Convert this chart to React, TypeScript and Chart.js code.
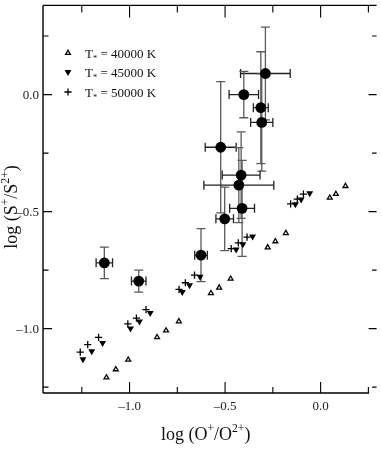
import React, { useEffect, useRef } from 'react';
import { Chart, registerables } from 'chart.js';

Chart.register(...registerables);

// Observed points: log(O+/O2+), log(S+/S2+) and their errors
const obsX = [-0.289, -0.402, -0.313, -0.308, -0.523, -0.416, -0.428, -0.411, -0.502, -1.132, -0.952, -0.626];
const obsY = [0.090, 0.0, -0.056, -0.119, -0.225, -0.344, -0.387, -0.486, -0.531, -0.719, -0.797, -0.686];
const obsXErr = [0.13, 0.077, 0.039, 0.058, 0.081, 0.099, 0.183, 0.065, 0.046, 0.043, 0.038, 0.033];
const obsYErr = [0.198, 0.099, 0.239, 0.208, 0.28, 0.185, 0.16, 0.205, 0.136, 0.067, 0.047, 0.113];

// Models
const t40X = [-1.121, -1.072, -1.007, -0.856, -0.809, -0.742, -0.574, -0.531, -0.471, -0.277, -0.237, -0.182, 0.048, 0.080, 0.130];
const t40Y = [-1.209, -1.174, -1.133, -1.037, -1.008, -0.969, -0.849, -0.825, -0.787, -0.653, -0.627, -0.592, -0.441, -0.425, -0.391];
const t45X = [-1.244, -1.198, -1.141, -0.995, -0.948, -0.892, -0.724, -0.686, -0.631, -0.442, -0.407, -0.356, -0.132, -0.102, -0.057];
const t45Y = [-1.131, -1.097, -1.061, -0.999, -0.970, -0.933, -0.843, -0.815, -0.778, -0.662, -0.639, -0.606, -0.469, -0.448, -0.422];
const t50X = [-1.258, -1.219, -1.162, -1.009, -0.964, -0.914, -0.741, -0.708, -0.660, -0.468, -0.431, -0.385, -0.157, -0.122, -0.090];
const t50Y = [-1.100, -1.068, -1.037, -0.980, -0.955, -0.919, -0.832, -0.804, -0.771, -0.658, -0.634, -0.609, -0.467, -0.447, -0.425];

const legendLabels = ['40000 K', '45000 K', '50000 K'];

const xMajorTicks = [-1.0, -0.5, 0.0];
const xMinorTicks = [-1.25, -0.75, -0.25, 0.25];
const yMajorTicks = [0.0, -0.5, -1.0];
const yMinorTicks = [0.25, -0.25, -0.75, -1.25];
const xTickLabels = ['\u20131.0', '\u20130.5', '0.0'];
const yTickLabels = ['0.0', '\u20130.5', '\u20131.0'];

const FONT = '"Liberation Serif", "Times New Roman", serif';

type Part = { t: string; sup?: boolean; sub?: boolean };

function richWidth(ctx: CanvasRenderingContext2D, parts: Part[], size: number) {
  let w = 0;
  for (const p of parts) {
    const s = p.sup || p.sub ? size * 0.65 : size;
    ctx.font = `${s}px ${FONT}`;
    w += ctx.measureText(p.t).width;
  }
  return w;
}

function drawRich(ctx: CanvasRenderingContext2D, parts: Part[], x: number, y: number, size: number, align: 'left' | 'center') {
  const total = richWidth(ctx, parts, size);
  let cx = align === 'center' ? x - total / 2 : x;
  ctx.textAlign = 'left';
  ctx.textBaseline = 'alphabetic';
  for (const p of parts) {
    const s = p.sup || p.sub ? size * 0.65 : size;
    ctx.font = `${s}px ${FONT}`;
    const dy = p.sup ? -size * 0.42 : p.sub ? size * 0.28 : 0;
    ctx.fillText(p.t, cx, y + dy);
    cx += ctx.measureText(p.t).width;
  }
}

function drawMarker(ctx: CanvasRenderingContext2D, kind: string, x: number, y: number) {
  ctx.save();
  ctx.strokeStyle = '#000';
  ctx.fillStyle = '#000';
  ctx.lineWidth = 1.3;
  if (kind === 'up') {
    const r = 2.8;
    ctx.beginPath();
    ctx.moveTo(x, y - r);
    ctx.lineTo(x + r * 0.866, y + r * 0.5);
    ctx.lineTo(x - r * 0.866, y + r * 0.5);
    ctx.closePath();
    ctx.fillStyle = '#fff';
    ctx.fill();
    ctx.stroke();
  } else if (kind === 'down') {
    const r = 4;
    ctx.beginPath();
    ctx.moveTo(x, y + r);
    ctx.lineTo(x + r * 0.866, y - r * 0.5);
    ctx.lineTo(x - r * 0.866, y - r * 0.5);
    ctx.closePath();
    ctx.fill();
  } else {
    const r = 3.6;
    ctx.beginPath();
    ctx.moveTo(x - r, y);
    ctx.lineTo(x + r, y);
    ctx.moveTo(x, y - r);
    ctx.lineTo(x, y + r);
    ctx.stroke();
  }
  ctx.restore();
}

const decorPlugin = {
  id: 'decor',
  beforeDatasetsDraw(chart: any) {
    const { ctx, scales } = chart;
    const xs = scales.x;
    const ys = scales.y;
    ctx.save();
    const cap = 4.5;
    for (let i = 0; i < obsX.length; i++) {
      const px = xs.getPixelForValue(obsX[i]);
      const py = ys.getPixelForValue(obsY[i]);
      const x0 = xs.getPixelForValue(obsX[i] - obsXErr[i]);
      const x1 = xs.getPixelForValue(obsX[i] + obsXErr[i]);
      const y0 = ys.getPixelForValue(obsY[i] + obsYErr[i]);
      const y1 = ys.getPixelForValue(obsY[i] - obsYErr[i]);
      ctx.lineWidth = 1.3;
      ctx.strokeStyle = '#5a5a5a';
      ctx.beginPath();
      ctx.moveTo(px, y0); ctx.lineTo(px, y1);
      ctx.moveTo(px - cap, y0); ctx.lineTo(px + cap, y0);
      ctx.moveTo(px - cap, y1); ctx.lineTo(px + cap, y1);
      ctx.stroke();
      ctx.strokeStyle = '#222';
      ctx.beginPath();
      ctx.moveTo(x0, py); ctx.lineTo(x1, py);
      ctx.moveTo(x0, py - cap); ctx.lineTo(x0, py + cap);
      ctx.moveTo(x1, py - cap); ctx.lineTo(x1, py + cap);
      ctx.stroke();
    }
    ctx.restore();
  },
  afterDraw(chart: any) {
    const { ctx, chartArea, scales } = chart;
    const { left, right, top, bottom } = chartArea;
    const xs = scales.x;
    const ys = scales.y;
    ctx.save();
    ctx.strokeStyle = '#000';
    ctx.lineWidth = 1.4;
    ctx.beginPath();
    ctx.moveTo(left, top); ctx.lineTo(right, top);
    ctx.moveTo(left, top); ctx.lineTo(left, bottom);
    ctx.moveTo(left, bottom); ctx.lineTo(xs.getPixelForValue(0.25) + 0.7, bottom);
    ctx.stroke();

    ctx.lineWidth = 1.1;
    ctx.beginPath();
    const tickX = (v: number, len: number, lenTop: number) => {
      const p = xs.getPixelForValue(v);
      ctx.moveTo(p, bottom); ctx.lineTo(p, bottom - len);
      ctx.moveTo(p, top); ctx.lineTo(p, top + lenTop);
    };
    xMajorTicks.forEach(v => tickX(v, 11, 12));
    xMinorTicks.forEach(v => tickX(v, 6, 7));
    const tickY = (v: number, len: number, lenR: number) => {
      const p = ys.getPixelForValue(v);
      ctx.moveTo(left, p); ctx.lineTo(left + len, p);
      ctx.moveTo(right, p); ctx.lineTo(right - lenR, p);
    };
    yMajorTicks.forEach(v => tickY(v, 9, 8));
    yMinorTicks.forEach(v => tickY(v, 5.5, 4.5));
    ctx.stroke();

    // tick labels
    ctx.fillStyle = '#222';
    ctx.font = `13px ${FONT}`;
    ctx.textAlign = 'center';
    ctx.textBaseline = 'middle';
    xMajorTicks.forEach((v, i) => {
      ctx.fillText(xTickLabels[i], xs.getPixelForValue(v), bottom + 14);
    });
    ctx.textAlign = 'right';
    yMajorTicks.forEach((v, i) => {
      ctx.fillText(yTickLabels[i], left - 4, ys.getPixelForValue(v) + 1);
    });

    // axis titles
    ctx.fillStyle = '#111';
    drawRich(ctx, [{ t: 'log (O' }, { t: '+', sup: true }, { t: '/O' }, { t: '2+', sup: true }, { t: ')' }],
      (left + xs.getPixelForValue(0.25)) / 2, 440, 18, 'center');
    ctx.save();
    ctx.translate(17, 207);
    ctx.rotate(-Math.PI / 2);
    drawRich(ctx, [{ t: 'log (S' }, { t: '+', sup: true }, { t: '/S' }, { t: '2+', sup: true }, { t: ')' }],
      0, 0, 18, 'center');
    ctx.restore();

    // legend
    const kinds = ['up', 'down', 'plus'];
    const rowY = [53, 72, 92];
    kinds.forEach((k, i) => {
      drawMarker(ctx, k, 68, rowY[i]);
      ctx.fillStyle = '#111';
      drawRich(ctx, [{ t: 'T' }, { t: '*', sub: true }, { t: ' = ' + legendLabels[i] }], 85, rowY[i] + 4.5, 13, 'left');
    });
    ctx.restore();
  },
};

export default function App() {
  const ref = useRef<HTMLCanvasElement | null>(null);
  useEffect(() => {
    document.body.style.margin = '0';
    const canvas = ref.current;
    if (!canvas) return;
    const toPts = (xs: number[], ys: number[]) => xs.map((x, i) => ({ x, y: ys[i] }));
    const chart = new Chart(canvas, {
      type: 'scatter',
      data: {
        datasets: [
          {
            label: 'T* = 40000 K',
            data: toPts(t40X, t40Y),
            pointStyle: 'triangle',
            pointRadius: 2.8,
            backgroundColor: '#fff',
            borderColor: '#000',
            borderWidth: 1.3,
          },
          {
            label: 'T* = 45000 K',
            data: toPts(t45X, t45Y),
            pointStyle: 'triangle',
            rotation: 180,
            pointRadius: 4,
            backgroundColor: '#000',
            borderColor: '#000',
            borderWidth: 0,
          },
          {
            label: 'T* = 50000 K',
            data: toPts(t50X, t50Y),
            pointStyle: 'cross',
            pointRadius: 3.6,
            backgroundColor: '#000',
            borderColor: '#000',
            borderWidth: 1.3,
          },
          {
            label: 'observed',
            data: toPts(obsX, obsY),
            pointStyle: 'circle',
            pointRadius: 5.4,
            backgroundColor: '#000',
            borderColor: '#000',
            borderWidth: 0,
          },
        ],
      },
      options: {
        responsive: false,
        animation: false,
        devicePixelRatio: 1,
        layout: { padding: { left: 43, right: 1, top: 2, bottom: 59 } },
        plugins: { legend: { display: false }, tooltip: { enabled: false } },
        scales: {
          x: { type: 'linear', min: -1.453, max: 0.293, display: false },
          y: { type: 'linear', min: -1.275, max: 0.381, display: false },
        },
      },
      plugins: [decorPlugin],
    });
    return () => chart.destroy();
  }, []);
  return (
    <div style={{ width: 382, height: 452, background: '#fff' }}>
      <canvas ref={ref} width={382} height={452} style={{ display: 'block' }} />
    </div>
  );
}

Request:
Please reproduce the listing exactly from its opening line through the line that contains "0.067, 0.047, 0.113];", both included, with all pictures omitted.

Solution to this task:
Convert this chart to React, TypeScript and Chart.js code.
import React, { useEffect, useRef } from 'react';
import { Chart, registerables } from 'chart.js';

Chart.register(...registerables);

// Observed points: log(O+/O2+), log(S+/S2+) and their errors
const obsX = [-0.289, -0.402, -0.313, -0.308, -0.523, -0.416, -0.428, -0.411, -0.502, -1.132, -0.952, -0.626];
const obsY = [0.090, 0.0, -0.056, -0.119, -0.225, -0.344, -0.387, -0.486, -0.531, -0.719, -0.797, -0.686];
const obsXErr = [0.13, 0.077, 0.039, 0.058, 0.081, 0.099, 0.183, 0.065, 0.046, 0.043, 0.038, 0.033];
const obsYErr = [0.198, 0.099, 0.239, 0.208, 0.28, 0.185, 0.16, 0.205, 0.136, 0.067, 0.047, 0.113];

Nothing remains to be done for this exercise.